Mukund S. Kulkarni, Ph.D. – Chancellor, Penn State Harrisburg

Not long ago, Penn State Harrisburg was educating 50 international students. Today, it’s 720. Plus, 40 percent of students pay out-of-state tuition for the privilege of enrolling. What’s the attraction?
“It’s the quality of the teachers in the classroom and the support that students get outside the classroom,” says Chancellor Dr. Mukund S. Kulkarni.
The soft-spoken Kulkarni has a passion for creating a learning environment where ideas flourish and students grow, not just academically but in character, as well.
“From the four years that we have with them, we want to send them out as good citizens,” he says.
Kulkarni became chancellor in 2010 and has continued leading the remarkable transformation of the Middletown campus, a former Air Force base, from mid-century government bland to 21st-Century sophisticated. Enrollment climbs every year and is now around 5,000 full-time students. Degrees have been added, attracting students choosing from a menu of 65 nationally accredited programs – “though I really can’t tell you each one,” he says with characteristic wry wit.
Kulkarni left India in his late 20s, when he was “younger and adventurous, I guess.” In the U.S., he studied at the University of Kentucky. Arriving at Penn State Harrisburg in 1985 as assistant professor of finance, he didn’t foresee rising through the ranks of administration.
He regularly converses with and listens to faculty, town-hall-style, and with the campus board of advisers, a group of “solid community leaders” in business, industry and government. He enjoys strolling the campus and approaching students to chat. What do they like about the school?
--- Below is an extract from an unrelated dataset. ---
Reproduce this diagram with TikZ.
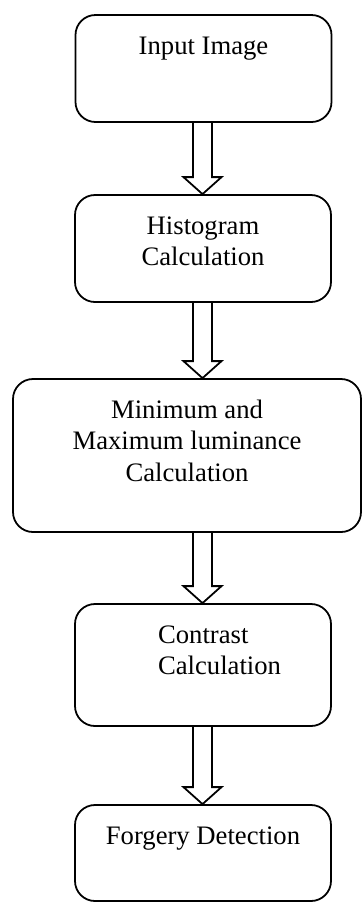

What do they want to see?
Lately, he hears requests for more things to do around town, and those concerns become part of his running dialog with state and local officials. As resources shrink, he will beg and borrow to assure students what they need, whether it’s building the new Student Enrichment Center that put all student services under one roof or championing a pedestrian bridge and planned upgrades at the Middletown Amtrak station.
A visibly diverse array of students fill the campus halls, and Kulkarni points out that Penn State Harrisburg is the most diverse campus in the Penn State system, “and the quality of our students is getting better every year,” he emphasizes. He has no patience for the “urban legend” that diversifying a campus diminishes the quality of the student body.
“Abilities and intellectual capacity are not based upon color or faith or gender. It is not,” he says. “I’m not saying anything new. This should be obvious.” To get that point across, “You talk about it openly. You don’t have to do anything special, except take your colored glasses away.”
In his rare downtime, he enjoys reading whodunits, and he hopes to write his own someday.
Kulkarni hopes he has brought accessibility, approachability and transparency to his office. If there’s a secret to deftly guiding a campus through growth, perhaps it’s working with others to make ideas happen.
“You just have to have that fire in the belly,” he believes.